Conduite à Béni Slimane, près de Tablat, emprisonnée dans une zaouïa, avec ses frères et amis... se consacrant au culte et à la méditation, tombée gravement malade en 1862, minée par le chagrin de voir l'Algérie occupée, elle décéda en septembre1863... à trente trois ans à peine.

Mais elle avait semé la graine de la révolte et son nom résonne encore dans nos oreilles... comme il a longtemps résonné dans les oreilles de ses descendants dont ceux de Novembre 54.

L'Auteur : Voir plus haut

Sommaire : Lla Fat'ma n'Soumeur : origines/ Pénétration française en Algérie et poussée vers l'Est/ A l'assaut du Djurdjura/ Bataille de Tachekirt/Conclusion

Extraits : «L'existence d'un sauvage est parfois plus enviable que celle d'un civilisé, car vivant dans la forêt, au sein de la nature, ses besoins sont réduits et ne dispose que du strict nécessaire pour survivre.
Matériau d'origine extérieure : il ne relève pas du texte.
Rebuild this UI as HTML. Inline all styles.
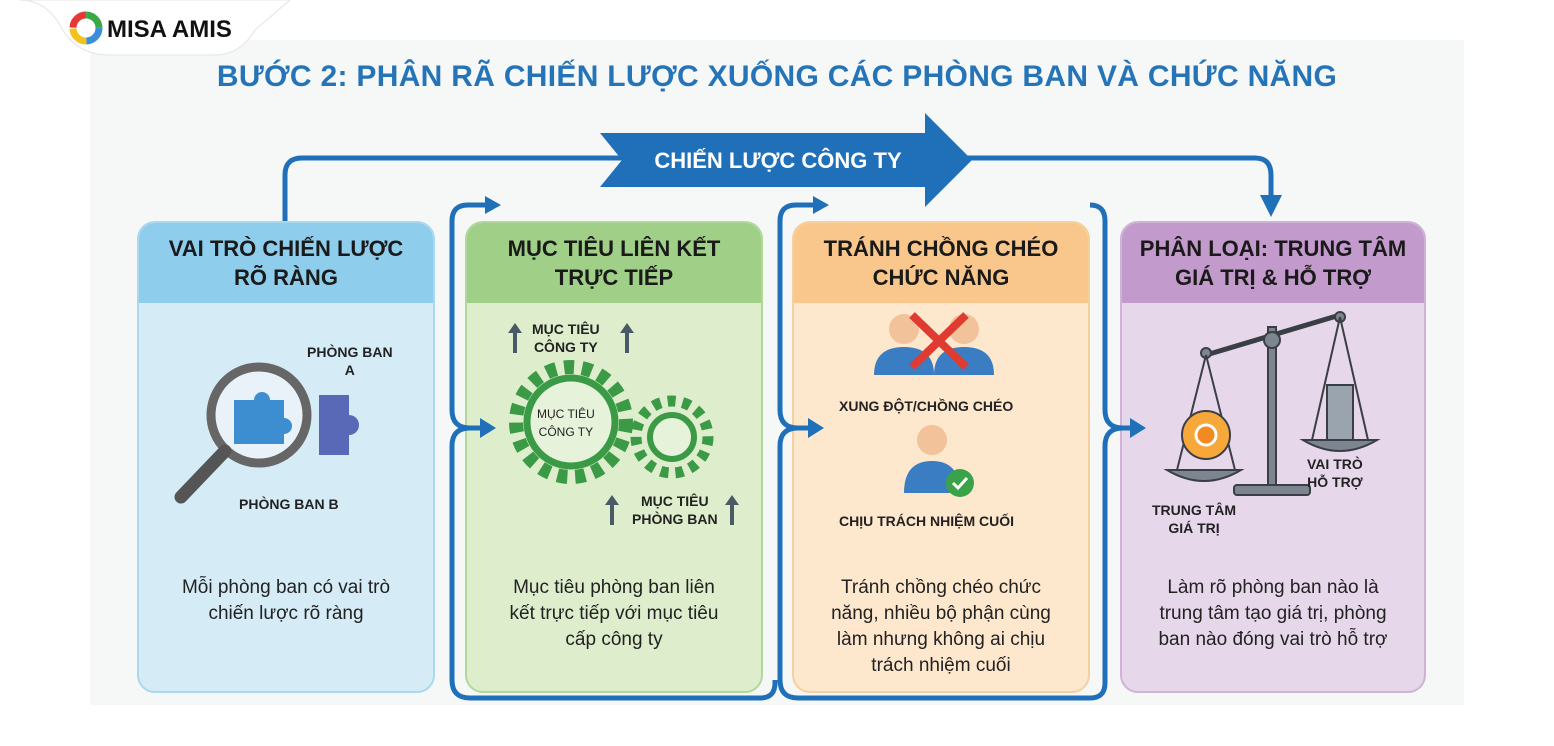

Il ne peut faire naître la moindre convoitise, car il n'a rien à défendre contre ses semblables qui sont dans la même situation que lui» (p 30), «La tâche du soldat colonialiste est fort aisée à remplir car l'homme est préparé en vue de jouer un rôle de robot. Il exécute mécaniquement tous les ordres qui lui sont donnés sans chercher à apprécier leur valeur morale. On lui a appris que «la discipline faisait la force principale des armées», il importe qu'il observe «une obéissance passive et de tous les instants». Il ne lui est laissé ni même réservé aucune possibilité pour réfléchir, raisonner et juger» (p 72)
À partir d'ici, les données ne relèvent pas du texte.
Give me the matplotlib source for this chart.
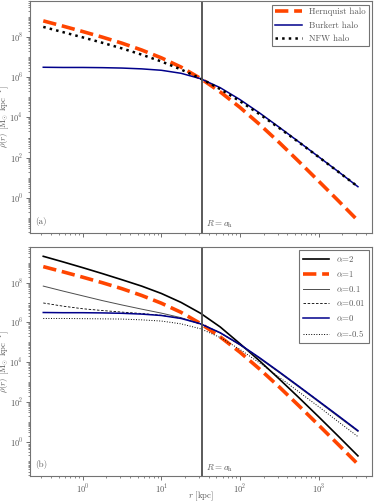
import numpy as np
import matplotlib
matplotlib.use("Agg")
import matplotlib.pyplot as plt
from matplotlib.ticker import LogLocator, NullFormatter

# radius grid [kpc], read at every quarter decade
r = [0.316, 0.562, 1.0, 1.78, 3.16, 5.62, 10.0, 17.8, 31.6, 56.2,
     100.0, 178.0, 316.0, 562.0, 1000.0, 1780.0, 3160.0]
a_h = 33.0

# log10 density, panel (a)
hernquist = [8.81, 8.55, 8.28, 8.00, 7.70, 7.36, 6.97, 6.51, 5.94, 5.27,
             4.50, 3.65, 2.75, 1.80, 0.83, -0.15, -1.14]
burkert = [6.50, 6.49, 6.49, 6.48, 6.46, 6.42, 6.35, 6.20, 5.93, 5.48,
           4.89, 4.22, 3.51, 2.78, 2.04, 1.30, 0.55]
nfw = [8.51, 8.25, 7.99, 7.72, 7.44, 7.13, 6.79, 6.39, 5.94, 5.41,
       4.81, 4.16, 3.47, 2.76, 2.03, 1.29, 0.55]

# panel (b): alpha family
alpha_2 = [9.33, 9.05, 8.76, 8.46, 8.15, 7.83, 7.46, 7.01, 6.46, 5.77,
           4.93, 4.06, 3.15, 2.21, 1.25, 0.27, -0.72]
alpha_1 = hernquist
alpha_01 = [7.83, 7.58, 7.34, 7.10, 6.88, 6.67, 6.47, 6.24, 5.93, 5.46,
            4.86, 4.18, 3.47, 2.74, 2.00, 1.25, 0.51]
alpha_001 = [6.98, 6.82, 6.69, 6.60, 6.52, 6.45, 6.36, 6.21, 5.93, 5.48,
             4.88, 4.21, 3.50, 2.78, 2.04, 1.29, 0.55]
alpha_0 = burkert
alpha_m05 = [6.20, 6.20, 6.19, 6.18, 6.17, 6.13, 6.07, 5.93, 5.68, 5.24,
             4.64, 3.96, 3.24, 2.50, 1.76, 1.00, 0.25]

plt.rcParams['font.family'] = 'serif'
plt.rcParams['font.serif'] = ['cmr10', 'DejaVu Serif']
plt.rcParams['mathtext.fontset'] = 'cm'
plt.rcParams['axes.formatter.use_mathtext'] = True
plt.rcParams['axes.unicode_minus'] = False
plt.rcParams['text.color'] = '0.35'
plt.rcParams['xtick.color'] = '0.35'
plt.rcParams['ytick.color'] = '0.35'
plt.rcParams['axes.labelcolor'] = '0.35'
plt.rcParams['axes.edgecolor'] = '0.45'
plt.rcParams['font.size'] = 6

orange = '#FF4500'
navy = '#00008B'

fig = plt.figure(figsize=(3.74, 5.03), dpi=100)
ax1 = fig.add_axes([0.080, 0.537, 0.915, 0.461])
ax2 = fig.add_axes([0.080, 0.053, 0.915, 0.456], sharex=ax1)


def tolin(v):
    return [10 ** x for x in v]


ax1.plot(r, tolin(hernquist), color=orange, ls='--', lw=2.6, label='Hernquist halo')
ax1.plot(r, tolin(burkert), color=navy, lw=1.1, label='Burkert halo')
ax1.plot(r, tolin(nfw), color='black', ls=':', lw=1.8, label='NFW halo')

ax2.plot(r, tolin(alpha_2), color='black', lw=1.2, label=r'$\alpha$=2')
ax2.plot(r, tolin(alpha_1), color=orange, ls='--', lw=2.6, label=r'$\alpha$=1')
ax2.plot(r, tolin(alpha_01), color='0.3', lw=0.7, label=r'$\alpha$=0.1')
ax2.plot(r, tolin(alpha_001), color='black', ls='--', lw=0.6, dashes=(3, 2), label=r'$\alpha$=0.01')
ax2.plot(r, tolin(alpha_0), color=navy, lw=1.1, label=r'$\alpha$=0')
ax2.plot(r, tolin(alpha_m05), color='black', ls=':', lw=0.7, label=r'$\alpha$=-0.5')

for ax, tag in [(ax1, '(a)'), (ax2, '(b)')]:
    ax.set_xscale('log')
    ax.set_yscale('log')
    ax.set_xlim(10 ** -0.67, 10 ** 3.68)
    ax.set_ylim(10 ** -1.75, 10 ** 9.8)
    ax.axvline(a_h, color='0.3', lw=1.3)
    ax.text(0.015, 0.04, tag, transform=ax.transAxes, fontsize=6.5)
    ax.text(a_h * 1.12, 10 ** -1.45, r'$R=a_{\rm h}$', fontsize=6.5)
    ax.set_ylabel(r'$\rho(r)$ [M$_{\odot}$ kpc$^{-1}$]', fontsize=6.3)
    ax.yaxis.set_major_locator(LogLocator(base=100, numticks=10))
    ax.yaxis.set_minor_locator(LogLocator(base=10, subs=np.arange(1, 10), numticks=30))
    ax.yaxis.set_minor_formatter(NullFormatter())
    ax.xaxis.set_minor_locator(LogLocator(base=10, subs=np.arange(2, 10), numticks=30))
    ax.xaxis.set_minor_formatter(NullFormatter())
    ax.tick_params(which='major', length=3, width=0.6, pad=2, labelsize=6)
    ax.tick_params(which='minor', length=1.6, width=0.5)
    for s in ax.spines.values():
        s.set_linewidth(0.8)
    leg = ax.legend(loc='upper right', fontsize=6.3, fancybox=False, framealpha=1,
                    edgecolor='0.45', handlelength=3.0, borderaxespad=0.4,
                    labelspacing=0.55)
    leg.get_frame().set_linewidth(0.8)
    ax.yaxis.set_label_coords(-0.051, 0.5)

plt.setp(ax1.get_xticklabels(), visible=False)
ax2.set_xlabel(r'$r$ [kpc]', fontsize=6.3)
ax2.xaxis.set_label_coords(0.5, -0.06)

fig.savefig('out.png', dpi=100)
Avis : Ecrit très simplement mais très clairement, allant à l'essentiel, avec le style nationaliste et patriotique si propre à l'auteur. Un autre sujet de film long métrage. D'ailleurs, on a l'impression que ?Ammi Tahar avait déjà une idée derrière la tête : le récit a le rythme d'un film et l'articulation d'un scénario. Et, par la suite, très certainement, ceux qui ont écrit pour le feuilleton historique sur l'héroïne l'ont parcouru. En attendant l'arrivée de l'anglais, à lire et, surtout, à faire lire aux enfants... car écrit, en plus, en bon et excellent français.

Citation: «La liberté est une fleur rare que tous les peuples recherchent mais qui ne s'épanouit que parmi ceux qui consentent à l'arroser avec du sang» (p 6).